St. Paul's Crashed Ice event was delayed as the cold caused too many cracks and chips.
Red Bull's Crashed Ice extreme skating competition came roaring back to St. Paul for a second run Thursday, but instead of taking out thrill-seekers with its sheer drops, tight turns and 40-mile-per hour speeds, the event itself got sidelined -- by ice.
Crash it did indeed, when frigid temperatures caused the winding ice track, made from 25,000 gallons of water, to crack and chip more than usual. A shootout between U.S. athletes was postponed to late afternoon for track maintenance.
Still, hearty spectators braved conditions to see Mayor Chris Coleman and council members take an early run.
St. Paul native and current Delaware resident Pete Noth and his friend, Marion Ott, watched Coleman's run.
"There's just a great thrill and energy behind it," Noth said of the Crashed Ice event.
Coleman, who wiped out last year, expertly navigated an early portion of the track.
"This is the coolest thing ever," Coleman said. "I wasn't quite as afraid of what I faced" this year.

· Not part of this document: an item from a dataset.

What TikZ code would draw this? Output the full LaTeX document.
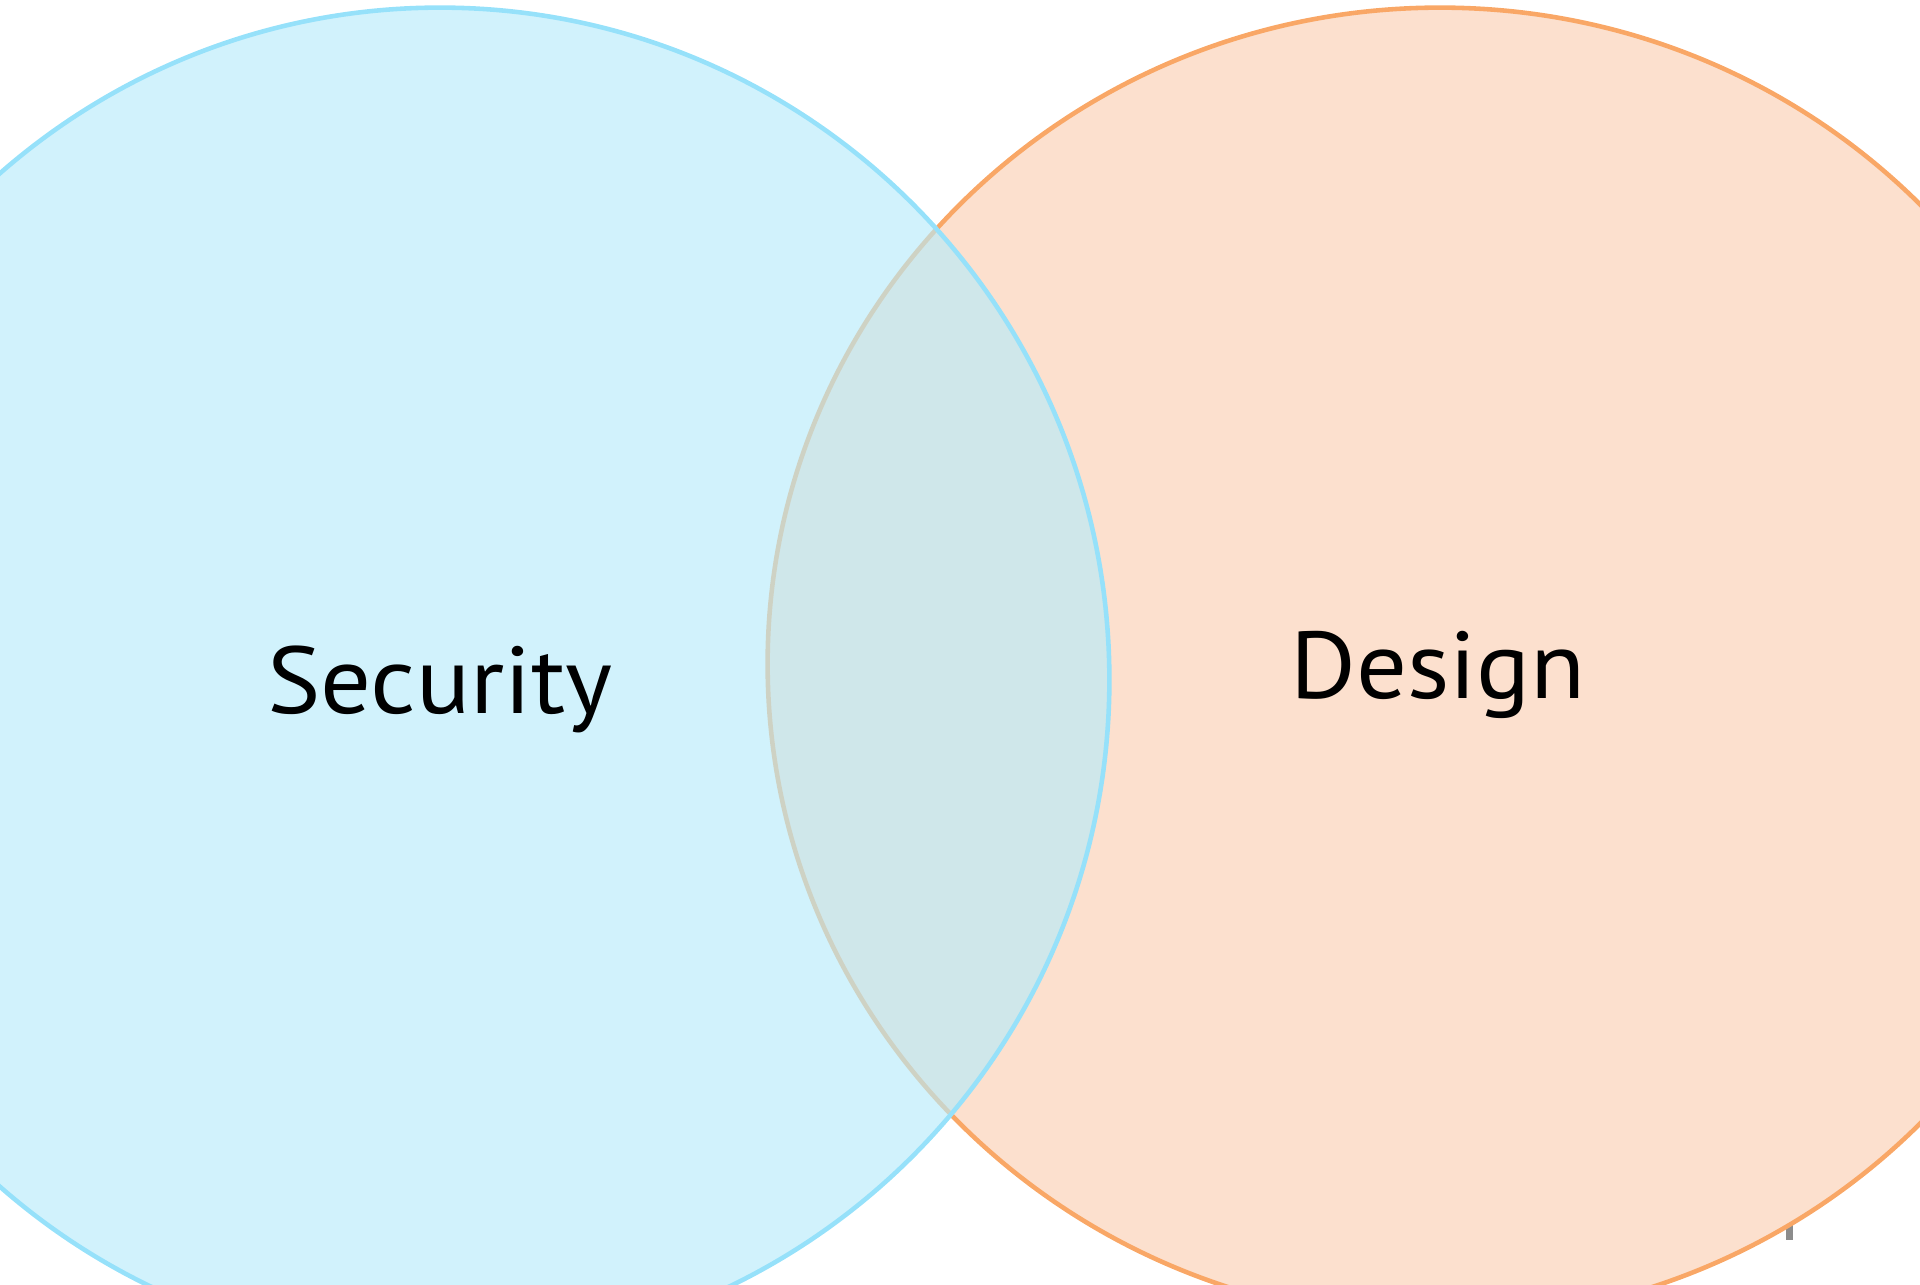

The event last year drew an estimated 80,000 spectators. Coleman said that many or more could turnout this year. It coincides with the Winter Carnival, which kicks off this week.
City officials said the combination will be a boon to St. Paul. Coleman spokesman Joe Campbell estimated that Crashed Ice alone last year brought the city about $20 million, which they expect to match or surpass this year.
After several runs, Coleman, along with council members Melvin Carter III and Chris Tolbert also climbed close to the 48-foot-high starting line, which is about a story and a half taller than last year's track. They also skated a more challenging portion of the 1,300-foot-long track that involved a straight drop of about 3 feet that took out Coleman and Tolbert. Carter successfully maneuvered it.
"No broken bones is a success," Tolbert said.
Team USA coach Charlie Wasley said that the higher starting point will shoot athletes out at 40 mph and that the course is more technical than last year. Thousands of athletes across the country competed to qualify to race in St. Paul.
"You never go that fast on skates," said competitor Sever Lundquist of St. Paul. "It was probably the coolest thing I've ever done."
Minnesotans claimed four spots on the touring national team. Among them is St. Cloud resident Cameron Naasz, who is ranked among the top 64 athletes in the sport worldwide and finished second at a competition in Niagara Falls last month.
"It's an amazing sport," said Naasz, a native of Lakeville who will be competing this weekend. "It's a one-of-a-kind sport."